F.R.I.E.N.D.S

The Friends behind Friends:

Everyone knows Ross, Monica, and Joey. Now it's time to meet their makers: David, Marta, and Kevin.

By Daniel Howard Cerone.

Shortly after wrapping the second season of Friends in May, the exhausted creative trio behind the NBC hit comedy gathered at a Japanese restaurant in Los Angeles to celebrate...Christmas.

Two Christmases, actually. At around 11 P.M., over their fifth pitcher of sake, the executive producers -- Kevin Bright, Marta Kauffman, and David Crane (above) -- and their significant others began unwrapping two holidays' worth of presents on a warm spring evening. Says Crane, "We were giving each other gifts, saying, 'I don't remember what this is.'"

Such is the consequence of creating a cultural phenomenon on network television. The three friends behind Friends love to spend time together -- "When there is time," says Kauffman, who met Crane, her writing partner, two decades ago at Brandeis University.

"The downside of all this is that it's extraordinarily time consuming," says Bright, a producer who teamed up with the two writers in the late '80s for the HBO series Dream On (now shown in reruns on Comedy Central). "The three of us will work from 9:30 in the morning to anywhere between midnight and seven the following morning, five days a week."

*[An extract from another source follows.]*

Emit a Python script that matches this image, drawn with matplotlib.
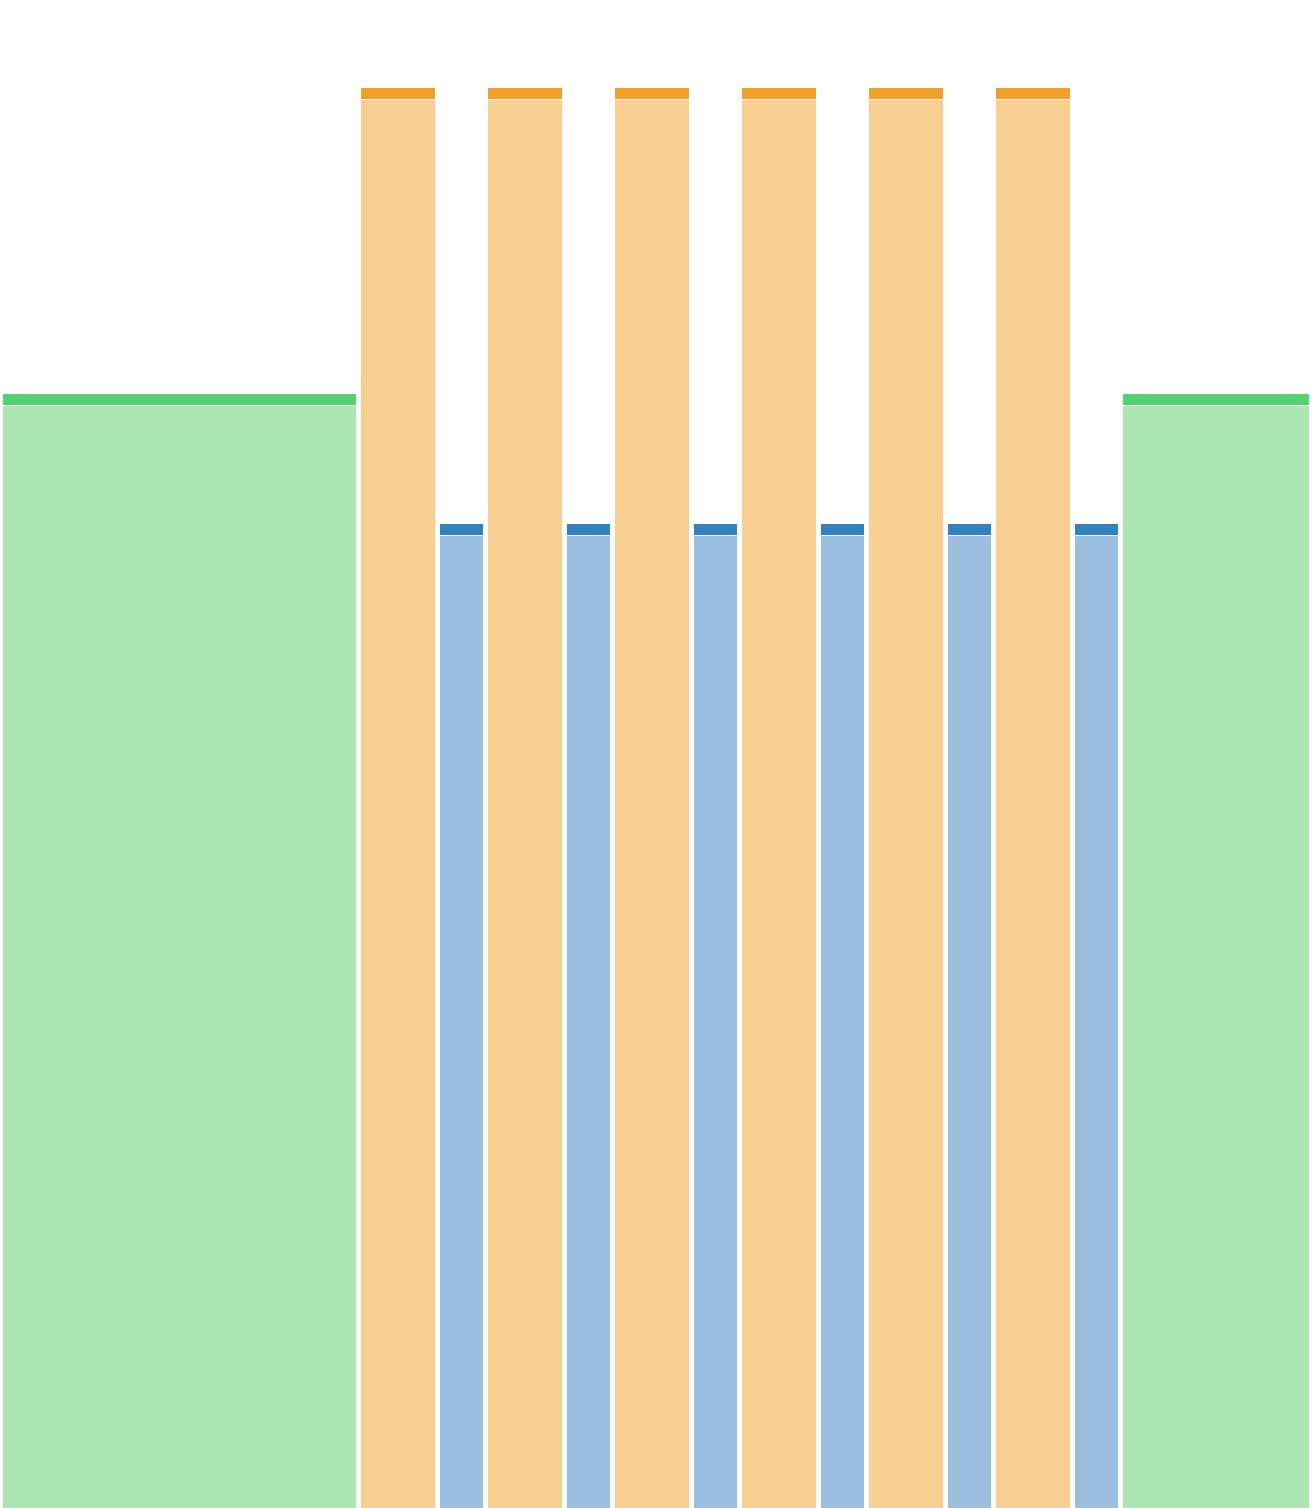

The last two months of the season, they say, were especially brutal because of the special one-hour Super Bowl episode, which caused the scribes to fall behind.

"It killed us," says a sighing Kauffman, the mother of two young children. "I would get home in the morning, say hello to my kids, change my clothes, and drive back to work."

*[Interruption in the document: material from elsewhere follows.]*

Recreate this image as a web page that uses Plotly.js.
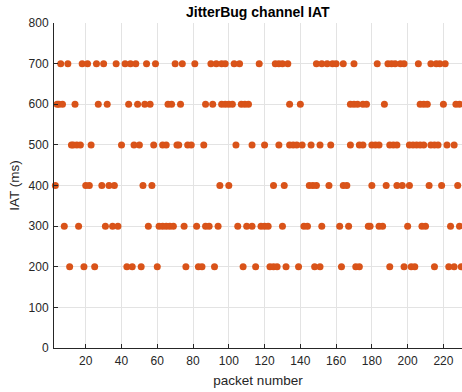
<!DOCTYPE html>
<html>
<head>
<meta charset="utf-8">
<script src="https://cdn.plot.ly/plotly-3.0.1.min.js"></script>
<style>html,body{margin:0;padding:0;background:#fff;}#chart{width:462px;height:392px;}</style>
</head>
<body>
<div id="chart"></div>
<script>
// IAT levels (ms) and the packet numbers observed at each level
var levels = [200, 300, 400, 500, 600, 700];
var pkt200 = [11, 19, 25, 43, 46, 51, 60, 76, 83, 85, 92, 108, 115, 123, 125, 127, 132, 139, 148, 151, 163, 171, 173, 190, 198, 202, 204, 215, 223, 226, 230];
var pkt300 = [8, 16, 31, 35, 38, 55, 61, 63, 65, 67, 69, 75, 82, 87, 89, 94, 105, 110, 113, 118, 120, 122, 130, 142, 144, 152, 162, 167, 178, 179, 184, 186, 200, 208, 210, 224, 229];
var pkt400 = [3, 20, 22, 29, 33, 36, 52, 57, 95, 100, 125, 131, 145, 147, 149, 156, 164, 166, 180, 188, 194, 197, 201, 212, 219, 228];
var pkt500 = [12, 13, 15, 17, 23, 40, 47, 50, 58, 63, 65, 71, 72, 77, 79, 86, 104, 113, 120, 128, 134, 136, 138, 141, 146, 151, 157, 168, 173, 175, 180, 182, 184, 190, 192, 194, 201, 203, 205, 207, 209, 213, 215, 217, 222, 226];
var pkt600 = [4, 5, 7, 14, 27, 32, 44, 49, 53, 56, 66, 68, 73, 87, 91, 96, 98, 100, 102, 107, 109, 111, 134, 140, 168, 170, 172, 175, 177, 187, 207, 209, 211, 220, 227, 229];
var pkt700 = [2, 6, 10, 18, 21, 26, 30, 37, 42, 45, 48, 54, 59, 70, 74, 81, 90, 93, 96, 98, 103, 106, 117, 126, 128, 130, 133, 149, 152, 155, 158, 160, 164, 170, 183, 189, 191, 193, 196, 198, 206, 213, 216, 218, 221];
var xTicks = [20, 40, 60, 80, 100, 120, 140, 160, 180, 200, 220];

var groups = [pkt200, pkt300, pkt400, pkt500, pkt600, pkt700];
var xs = [], ys = [];
groups.forEach(function (g, i) {
  g.forEach(function (p) { xs.push(p); ys.push(levels[i]); });
});

var txt = '#262626';
var fam = 'Liberation Sans, Arial, Helvetica, sans-serif';

var trace = {
  type: 'scatter', mode: 'markers', x: xs, y: ys, cliponaxis: false,
  marker: { size: 7, color: '#D95319', line: { width: 0 } },
  hoverinfo: 'x+y'
};

var layout = {
  width: 462, height: 392,
  margin: { l: 54, r: 0, t: 23, b: 44, pad: 0 },
  paper_bgcolor: '#ffffff', plot_bgcolor: '#ffffff',
  showlegend: false,
  font: { family: fam, size: 12, color: txt },
  title: { text: '<b>JitterBug channel IAT</b>', font: { family: fam, size: 14, color: '#000' },
           x: 0.558, xanchor: 'center', y: 0.969, yanchor: 'middle', xref: 'container', yref: 'container' },
  xaxis: {
    range: [2.25, 230.4], tickvals: xTicks, ticks: 'inside', ticklen: 4, tickcolor: txt,
    showline: true, linecolor: txt, linewidth: 1, mirror: false,
    showgrid: true, gridcolor: '#e3e3e3', gridwidth: 1, zeroline: false,
    tickfont: { size: 12, color: txt }, ticklabelstandoff: 2,
    title: { text: 'packet number', font: { size: 13.5, color: txt }, standoff: 8 }
  },
  yaxis: {
    range: [0, 800], dtick: 100, tick0: 0, ticks: 'inside', ticklen: 4, tickcolor: txt,
    showline: true, linecolor: txt, linewidth: 1, mirror: false,
    showgrid: true, gridcolor: '#e3e3e3', gridwidth: 1, zeroline: false,
    tickfont: { size: 12, color: txt }, ticklabelstandoff: 2,
    title: { text: 'IAT (ms)', font: { size: 13.5, color: txt }, standoff: 5 }
  }
};

Plotly.newPlot('chart', [trace], layout, { displayModeBar: false, staticPlot: true });
</script>
</body>
</html>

The three never quite got the rest they were looking for this summer when they got caught in the hailstorm of critical press that descended after the cast members demanded a salary boost from an estimated $40,000 to $100,000 per episode. When asked if the producers feel let down that the actors put the show at risk over money, Kauffman says, "Negotiations are what they are. There is enough respect between us all that no one feels betrayed. You have to realize that negotiations are between the actors' representatives and Warner Bros. [which coproduces Friends]. There's been no tension on the set, no attitudes. There really hasn't."

At no point did Kauffman and her colleagues feel they would have to resort to anything drastic. "There's been no feeling of, 'Oh God, we're going to have to replace somebody.' It's really not like that," says Kauffman. "We have a very good relationship with these actors. We all talk. We all air out our feelings. Not in a touchy-feely way, but in a very open forum."

In fact, Kauffman falls just short of supporting the cast's actions. "I have to believe that as much as we provided a vehicle for them with this show, they lifted the material to a new level by doing what they do. I have to believe in my heart there is mutual appreciation here."